Task prompt — Copy exactly, and only, the lines below from the first through the one containing "import Chart from 'chart.js/auto';", both included; pictures are omitted.

Data —
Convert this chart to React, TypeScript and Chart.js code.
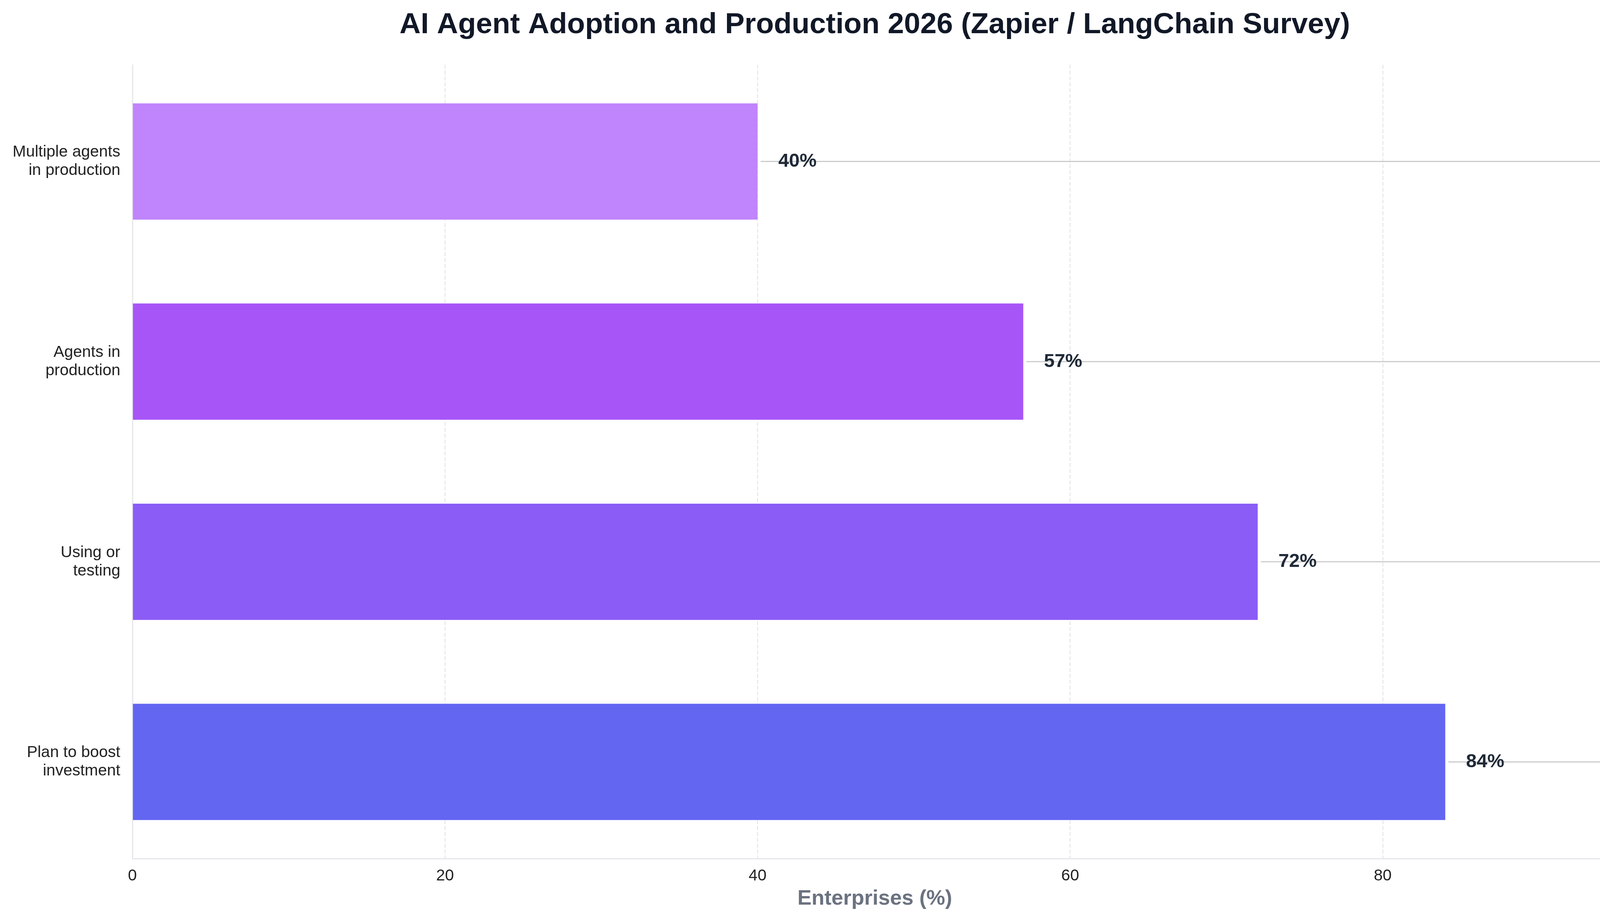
import { useEffect, useRef } from 'react';
import Chart from 'chart.js/auto';

// survey data
const categories: string[][] = [
    ['Multiple agents', 'in production'],
    ['Agents in', 'production'],
    ['Using or', 'testing'],
    ['Plan to boost', 'investment'],
];
const values: number[] = [40, 57, 72, 84];
const barColors: string[] = ['#c084fc', '#a855f7', '#8b5cf6', '#6366f1'];
const xMax = 95;
const xStep = 20;

const chartTitle = 'AI Agent Adoption and Production 2026 (Zapier / LangChain Survey)';
const xTitle = 'Enterprises (%)';

const FONT = '"Liberation Sans", Arial, Helvetica, sans-serif';
const W = 4169;
const H = 2364;

// draws the title centred over the plot, plus the guide line and % label for each bar
const overlayPlugin = {
    id: 'overlay',
    afterDatasetsDraw(chart: any) {
        const { ctx, chartArea, scales } = chart;
        const meta = chart.getDatasetMeta(0);
        ctx.save();
        meta.data.forEach((bar: any, i: number) => {
            const xEnd = scales.x.getPixelForValue(values[i]);
            ctx.strokeStyle = '#cccccc';
            ctx.lineWidth = 3;
            ctx.beginPath();
            ctx.moveTo(xEnd + 8, bar.y);
            ctx.lineTo(chartArea.right, bar.y);
            ctx.stroke();

            ctx.font = `bold 49px ${FONT}`;
            ctx.fillStyle = '#1f2937';
            ctx.textAlign = 'left';
            ctx.textBaseline = 'middle';
            ctx.fillText(`${values[i]}%`, xEnd + 53, bar.y);
        });
        ctx.restore();
    },
    afterDraw(chart: any) {
        const { ctx, chartArea } = chart;
        ctx.save();
        ctx.font = `bold 75px ${FONT}`;
        ctx.fillStyle = '#111827';
        ctx.textAlign = 'center';
        ctx.textBaseline = 'alphabetic';
        ctx.fillText(chartTitle, (chartArea.left + chartArea.right) / 2, 85);
        ctx.restore();
    },
};

export default function App() {
    const canvasRef = useRef<HTMLCanvasElement | null>(null);
    const chartInstance = useRef<Chart | null>(null);

    useEffect(() => {
        if (!canvasRef.current) return;
        const ctx = canvasRef.current.getContext('2d');
        if (!ctx) return;
        if (chartInstance.current) chartInstance.current.destroy();

        chartInstance.current = new Chart(ctx, {
            type: 'bar',
            data: {
                datasets: [{
                    data: values.map((v, i) => ({ x: v, y: i })),
                    backgroundColor: barColors,
                    borderWidth: 0,
                    barPercentage: 0.581,
                    categoryPercentage: 1,
                }],
            },
            options: {
                indexAxis: 'y',
                animation: false,
                responsive: false,
                devicePixelRatio: 1,
                events: [],
                layout: { padding: { top: 166, right: 29, left: 0, bottom: 0 } },
                plugins: {
                    legend: { display: false },
                    tooltip: { enabled: false },
                    title: { display: false },
                },
                scales: {
                    x: {
                        type: 'linear',
                        min: 0,
                        max: xMax,
                        afterFit: (scale: any) => { scale.height = H - 2199; },
                        ticks: {
                            stepSize: xStep,
                            includeBounds: false,
                            color: '#222222',
                            padding: 20,
                            font: { family: FONT, size: 41 },
                        },
                        grid: {
                            display: true,
                            drawTicks: false,
                            color: 'rgba(220,220,224,0.7)',
                            lineWidth: 2.5,
                        },
                        border: {
                            display: true,
                            color: '#e5e7eb',
                            width: 3,
                            dash: [10, 5],
                        },
                        title: {
                            display: true,
                            text: xTitle,
                            color: '#6b7280',
                            font: { family: FONT, size: 54, weight: 'bold' },
                            padding: { top: 0, bottom: 29 },
                        },
                    },
                    y: {
                        type: 'linear',
                        offset: false,
                        reverse: true,
                        min: -0.483,
                        max: categories.length - 1 + 0.483,
                        afterFit: (scale: any) => { scale.width = 339; },
                        afterBuildTicks: (scale: any) => {
                            scale.ticks = categories.map((_, i) => ({ value: i }));
                        },
                        ticks: {
                            color: '#222222',
                            padding: 31,
                            font: { family: FONT, size: 41, lineHeight: 1.15 },
                            callback: (value: any) => categories[value as number],
                        },
                        grid: { display: false, drawTicks: false },
                        border: { display: true, color: '#e5e7eb', width: 3 },
                    },
                },
            },
            plugins: [overlayPlugin],
        });

        return () => {
            if (chartInstance.current) {
                chartInstance.current.destroy();
                chartInstance.current = null;
            }
        };
    }, []);

    return (
        <div style={{ position: 'absolute', left: 0, top: 0, width: W, height: H, background: '#ffffff' }}>
            <canvas ref={canvasRef} width={W} height={H} style={{ width: W, height: H }}></canvas>
        </div>
    );
}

Solution —
Convert this chart to React, TypeScript and Chart.js code.
import { useEffect, useRef } from 'react';
import Chart from 'chart.js/auto';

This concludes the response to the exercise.